Retour aux articles

La violation des règles du sport doit être caractérisée !

Civil - Responsabilité
04/04/2018
Les juges du fond ont manqué une étape dans l’appréciation de la recevabilité de la demande d’indemnisation formulée par une participante de la "Frappadingue" auprès de la CIVI : la caractérisation d’une violation des règles de la course.
À l’occasion de la célèbre "Frappadingue" une participante a été frappée, à la sortie d’un toboggan, par une concurrente non-identifiée. La requérante saisit une commission d’indemnisation des victimes d’infractions (CIVI) afin d’obtenir la désignation d’un expert et l’octroi d’une provision.
À l’appui de sa demande, elle produit des témoignages qui attestent que sa concurrente se tenait trop près lors de la descente en toboggan. La cour d’appel en déduit la commission d’une infraction de blessures involontaires et le droit de la requérante à obtenir indemnisation.
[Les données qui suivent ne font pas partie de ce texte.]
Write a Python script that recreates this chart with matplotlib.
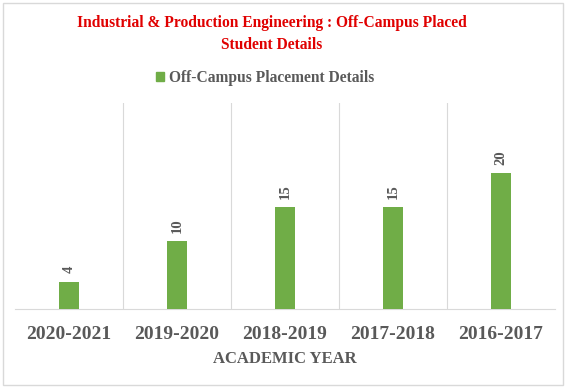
import matplotlib
matplotlib.use("Agg")
import matplotlib.pyplot as plt
from matplotlib.patches import Rectangle, Patch

years = ["2020-2021", "2019-2020", "2018-2019", "2017-2018", "2016-2017"]
placed = [4, 10, 15, 15, 20]
series_name = "Off-Campus Placement Details"
title = "Industrial & Production Engineering : Off-Campus Placed\nStudent Details"
xlabel = "ACADEMIC YEAR"

GREEN = "#70AD47"
GRAY = "#595959"
SERIF = ["Liberation Serif", "DejaVu Serif"]

fig = plt.figure(figsize=(5.67, 3.90), dpi=100)
W, H = 567, 390
ax = fig.add_axes([15 / W, 1 - 309 / H, 540 / W, (309 - 103) / H])

x = list(range(len(years)))
ax.bar(x, placed, width=0.19, color=GREEN, zorder=3)
ax.set_xlim(-0.5, len(years) - 0.5)
ax.set_ylim(0, 30.3)

for xi, v in zip(x, placed):
    ax.annotate(str(v), (xi, v), xytext=(0, 6), textcoords="offset points",
                rotation=90, ha="center", va="bottom", color=GRAY,
                fontsize=10.5, fontweight="bold", family=SERIF)

for b in range(1, len(years)):
    ax.axvline(b - 0.5, color="#D9D9D9", lw=0.8, zorder=1)

for s in ["top", "left", "right"]:
    ax.spines[s].set_visible(False)
ax.spines["bottom"].set_color("#D9D9D9")
ax.set_yticks([])
ax.set_xticks(x)
ax.set_xticklabels(years, fontsize=14, fontweight="bold", color=GRAY, family=SERIF)
ax.tick_params(axis="x", length=0, pad=12)
ax.set_xlabel(xlabel, fontsize=12, fontweight="bold", color=GRAY, family=SERIF, labelpad=6)

fig.text(272 / W, 1 - 34 / H, title, ha="center", va="center", color="#E00000",
         fontsize=11.2, fontweight="bold", family=SERIF, linespacing=1.55)

fig.legend(handles=[Patch(color=GREEN, label=series_name)], loc="center",
           bbox_to_anchor=(265 / W, 1 - 78 / H), frameon=False,
           prop={"family": SERIF, "size": 11.2, "weight": "bold"},
           handlelength=0.55, handleheight=0.55, handletextpad=0.3, labelcolor=GRAY)

fig.patches.append(Rectangle((3 / W, 5 / H), 560 / W, 382 / H, transform=fig.transFigure,
                             fill=False, edgecolor="#D9D9D9", lw=1.0))

fig.savefig("out.png", dpi=100)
La Haute juridiction censure le raisonnement des juges du fond, elle affirme que dans un premier temps ces derniers auraient dû caractériser l’existence d’une violation des règles de la course et par la suite apprécier si cette violation est constitutive d’une infraction pénale au sens des articles 121-3 et 222-19 du Code pénal.
La Cour de cassation adopte un attendu de principe : « selon (l’article 121-3, alinéa 3, du Code pénal) les dispositions relatives à l’indemnisation des victimes d’une infraction ne sont pas applicables entre concurrents d’une compétition sportive qu’en cas de violation des règles du sport pratiqué constitutive d’une infraction pénale ».
La jurisprudence exigeait déjà l’existence d’une faute caractérisée pour retenir la responsabilité d’un participant à une compétition sportive, à savoir une violation des règles du sport pratiqué (Cass. 2e civ., 4 nov. 2004, n° 03-15.808, Bull. civ. II, n° 485).

Pour mémoire, la doctrine avait émis certaines critiques quant à la quasi systématicité de caractérisation de la violation des règles du jeu abandonnant la distinction entre « faute de jeu » et « faute contre le jeu » (RLDC 2005/15, n° 609, obs. Voinot D.). Une tendance avait alors été observée en faveur de l’abandon du principe d’acceptation des risques (voir en matière de responsabilité du fait des choses : Cass. 2e civ., 4 nov. 2010, n° 09-65.947, Bull. civ. II, n° 176). La loi de 2012 a créé l’article L. 321-3-1 du Code du sport qui consacre le principe d’acceptation des risques (L. n° 2012-384, 12 mars 2012). En outre, l’on sait que la jurisprudence se montre particulièrement rigoureuse à l’égard des participants d’une compétition sportive, elle écarte ainsi l’application du régime protecteur de la loi Badinter aux courses automobiles à raison de la qualité de « concurrent » des participants (Cass. 2e civ., 19 juin 2003, n° 00-22.330, Bull. civ. II, n° 197 ; Cass. 2e civ., 4 janv. 2006, n° 04-14.841, Bull. civ. II, n° 1).

La Haute juridiction inscrit donc cet arrêt dans la généralisation de l’acceptation des risques en matière de compétition sportive afin que la responsabilité des participants soit subordonnée à la caractérisation d’une faute caractérisée et ne soit pas admise de plein droit ou par la seule caractérisation d’une infraction pénale décontextualisée.